Yes Bank reveals part of Q2 results in exchange filing
City: 

After a steep fall on Friday, the Yes Bank stock made a dramatic turnaround on Monday. The Rana Kapoor-led bank’s stock, which nearly soared 10 per cent on the bourses at close, was the biggest gainer among the blue chips.

The stock’s rise is largely attributed to the lender’s statement that it is fully geared up for the  succession plan for its MD and CEO and it will finalise two external experts for the search committee by October 7.

However, another reason for the stock’s sudden vault could be that the lender has revealed a part of its unaudited financial results for September quarter 2018 on Monday. In an attempt to pacify investors, who pummelled the stock on Friday to a one-year low of 183.65, or 9.64 per cent, the mid-sized lender said on Monday it deposits climbed 41 per cent year-on-year during the July-September quarter to Rs 2.23 lakh crore. This disclosure, ahead of its official declaration of earnings, has stumped marketmen, as this is usually considered a silent period for companies.

However, Yes Bank officials have maintained that the disclosure has not violated any Sebi regulations in this regard. An analysts’ meeting of the bank has also been scheduled for Monday evening, but no details of the interface is not immediately available.

In a filing to the stock exchanges, Yes Bank also said its loans and advances grew 61.5 per cent to Rs 2.40 lakh crore. In deposits, the CASA (current and savings account) ratio grew 28.2 percent to 33.8 per cent of total deposits, it said.

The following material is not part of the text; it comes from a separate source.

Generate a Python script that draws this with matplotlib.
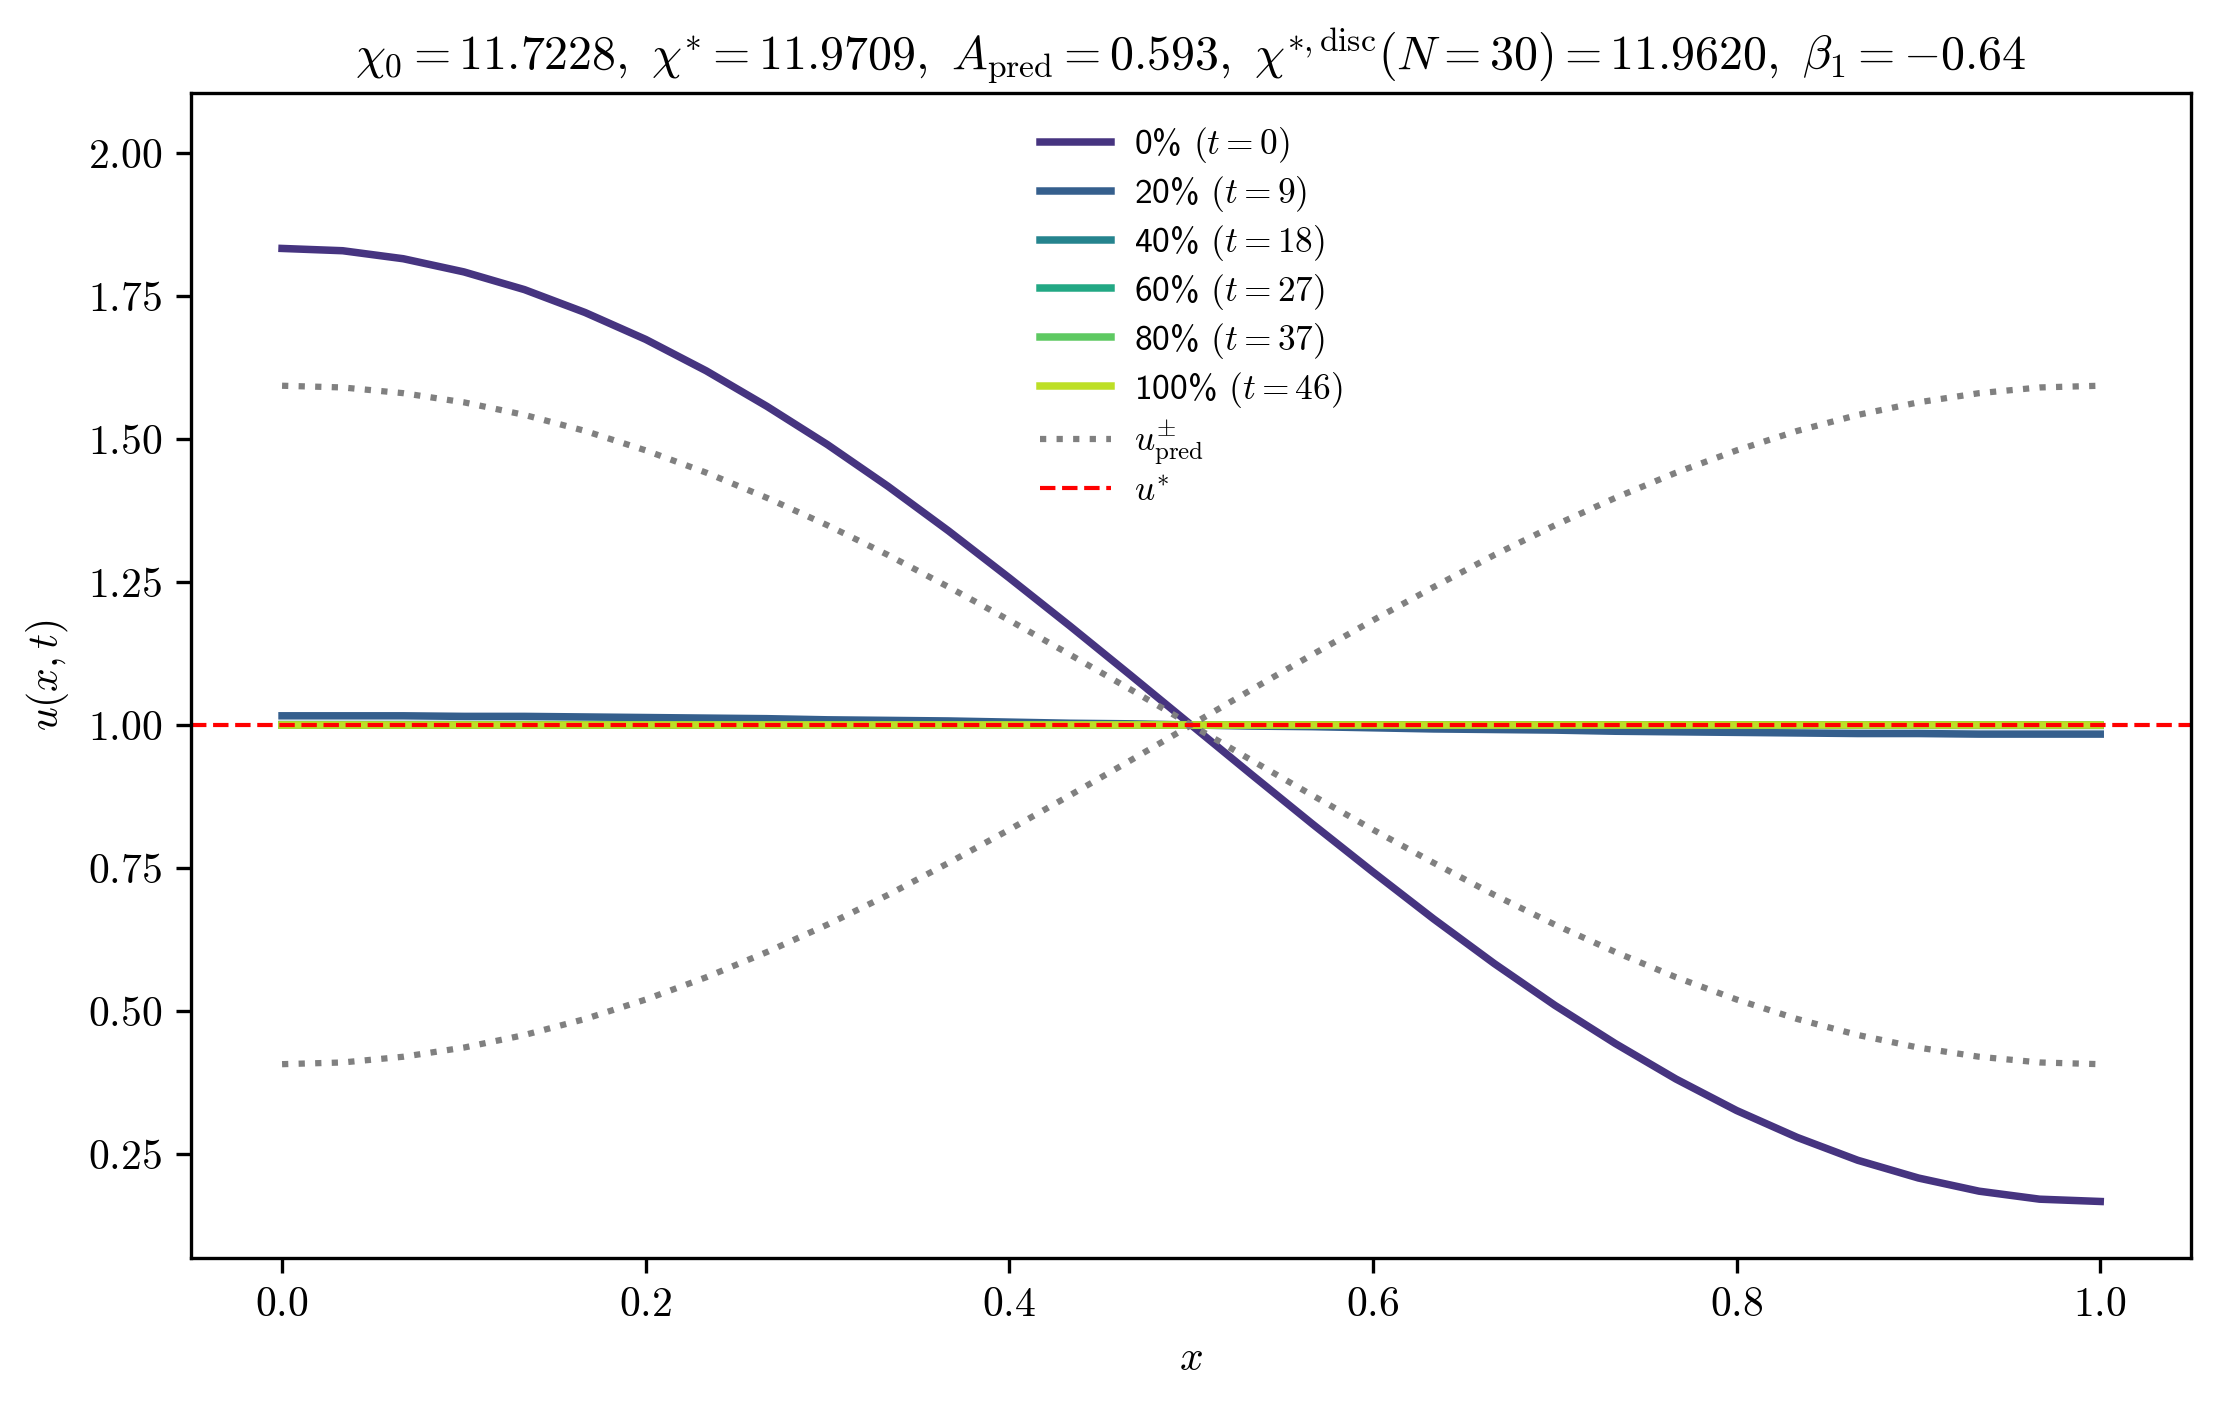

It said the gross non-performing assets (NPAs) stood lower at 1.35 per cent of gross advances against 1.82 percent in the corresponding quarter last year.

“Over the past few days, some unfounded speculations regarding the Bank’s asset quality have been brought to its notice. In this context, management clarifies that the asset quality continues to be stable…and reiterates its credit cost guidance at 50-70 bps for FY19 (76 bps for FY18),” the release said.

It added that the bank has a liquidity coverage ratio (LCR) of about 101 per cent as on September 30, 2018 as against the minimum regulatory requirement of 90 per cent. The bank’s average daily LCR for Q2 FY19 was  about 100 per cent. The bank’s liquidity position will further benefit from the recent RBI measures announced last week to ease systemic liquidity.

The financial results are subject to approval by the audit committee of the board, board of directors and review by the statutory auditors of the bank. The bank said it is fully geared for CEO and MD's succession planning after Rana Kapoor.

 “Pursuant to the board of directors meeting dated September 25, 2018, the two external experts of the ‘search & selection committee’ will be finalised by October 7, 2018.” The committee is assisted by a global leadership advisory firm, and will evaluate both internal and external candidates and make suitable recommendations to the board of directors for onward submission to RBI, it said. The Yes Bank stock ended at Rs 201.20 on the BSE on Monday. Intra-day, it jumped 14.30 per cent to Rs 209.70. On the NSE, the shares climbed 8.82 per cent to close at Rs 199.85. Yes Bank shares had plunged 46 per cent in September as investors turned cautious after the RBI cut short Rana Kapoor's tenure as CEO& MD.